Guest PaulW Posted November 3, 1999 Posted November 3, 1999 I have an interesting situation: a client in her 80's converted her IRA to a Roth in 1998. The amount converted was in excess of $600,000. She died this year with a taxable estate of approximately $1.5 million (45% marginal rate), and her beneficiaries are interested in recharacterizing the entire amount back to a "regular" IRA before 12/31/99. Two questions: 1) Is it permissable for the executor to "step into the decedent's shoes" and recharacterize the Roth? 2) Is it advisable to do so, if this is possible? I suspect that the answer to the second question is negative, in view of the fact that the income tax on the remaining 75% of the conversion amount will be on the final 1040, resulting in an estate tax deduction for the extra income tax due, but I welcome any comments.
John G Posted November 4, 1999 Posted November 4, 1999 Did you get a reason why they want to switch back to a strandard IRA? It seems the conversion would reduce the taxable estate by perhaps 200K which reduces estate taxes by about 90K. The "credit" from estate taxes not paid would reduce the effective tax rate for the conversion and very likely place it below the marginal rate of the heirs. Too bad your client didn't start writing $10,000 gift checks to reduce the estate size. At age 80+ that would have been a reasonable stategy.
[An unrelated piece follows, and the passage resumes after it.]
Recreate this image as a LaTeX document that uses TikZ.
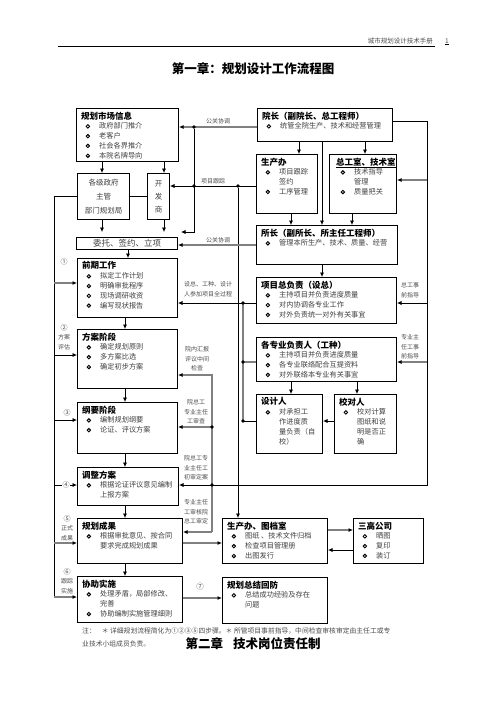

BPickerCPA Posted November 4, 1999 Posted November 4, 1999 Would you care to explain how her income was kept under $100K. It sounds like her required distribution, which would have had to be taken prior to the conversion, would put her close to that number. Then there's social security. Was all her other income from tax free sources? Barry Picker, CPA/PFS, CFP New York, NY www.BPickerCPA.com
Guest PaulW Posted November 5, 1999 Posted November 5, 1999 To John G. - a) the heirs thought about this as a possibility since it would save some outlay of taxes at the present time. As you point out, the net cost of a Roth conversion in these circumstances is substantially reduced by the reduction of the taxable estate. b) She has been giving $10,000 per person, per year to all of her heirs for some time. To B. Picker - She was barely under the $100,000 limit for a Roth conversion, since almost all of her other investments were tax-free bonds. She also took a $3,000 capital loss on some securities.
John G Posted November 5, 1999 Posted November 5, 1999 Advisability: further thoughts If there are many heirs, taking spread out distributions, with very low tax rates... then you might be able to craft a case the heirs might prefer a standard IRA. Remember to factor in the different state income tax treatment. The deceased and the heirs may live in states with different income tax rates. If everyone lives in the same state, then at first blush this would probably not be an issue... but what if the heirs plan to move to a no tax state such as Florida? You were absolutely right this is an "interesting situation".